No, because THE HOWLING had all the hallmark touches of Dante’s. A great job of acting from Robert Picardo, all sorts of visual in-jokes, a witty script with bite from John Sayles, great special makeup effects from Hell of Famer Rob Bottin, and an interesting score from Pino Donnagio. All things lacking in BURYING THE EX. Picardo, oddly, is nowhere to be found (though Miller shows up in a perfunctory role, which doesn’t give him much to do); the in-jokes and geek talk about horror movies fall flat and don’t register; the effects are pretty tame, in comparison with Bottin’s catalogue; and there’s very little true score, with hipster pop songs cramming the soundtrack. And while I appreciate titles such as “Dead Girls Don’t Say No,” and “No Good Way to Die,” an orchestral score at least would’ve added a little heft to this awful flick.

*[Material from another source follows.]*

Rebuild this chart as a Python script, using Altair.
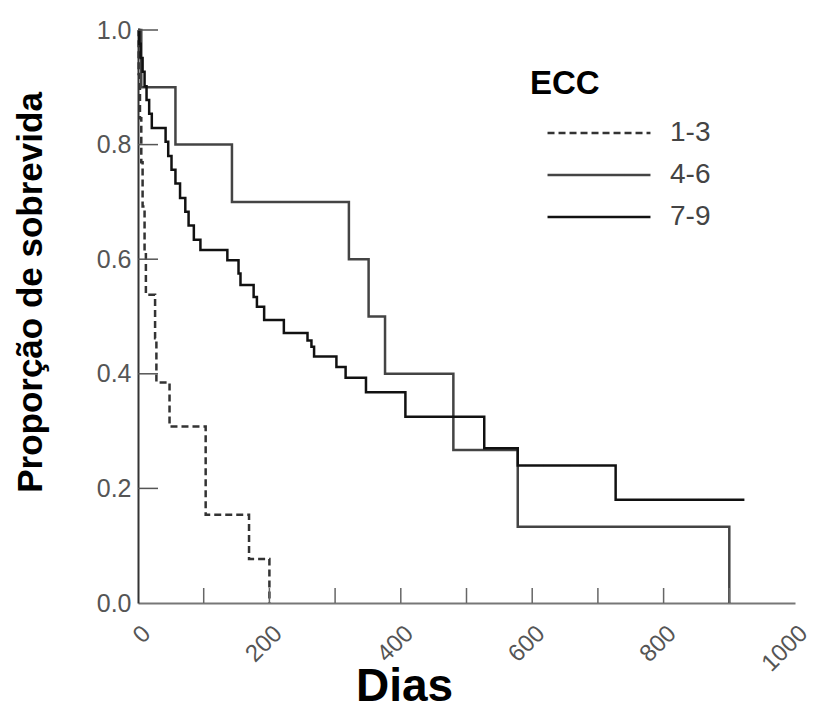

Look, I hate panning a flick from any director I really love, especially the uniquely talented Joe Dante. THE HOWLING is one of my six favorite horror flicks, a quirky little piece of genius directed by a guy with a particularly subversive sense of humor. But BURYING THE EX is a bad movie, and I have to call a spade a spade. Dante was nearly 70 when he made it, and he was editing those Corman trailers a decade before his three leads were born. He deserved a better script than this one, and this flick deserved a director who wasn’t so out of touch with the times. But we got what we got here, and what we got was a really bad flick with one standout performance from Greene. And that’s a crying shame.
About 10 years prior to BURYING THE EX, Joe Dante directed a Masters of Horror episode, “Homecoming.” It’s got zombies in it. It’s also got Picardo, a script that turns everything in modern politics on its ear, and a fine turn from Dante. If you’re tempted to watch BURYING THE EX, watch that instead. It’s a master on top of his game, working material he understands and crafting a fun horror experience. I only wish I could say the same for this flick, instead of doubting Joe Dante’s role even having seen his name in the credits.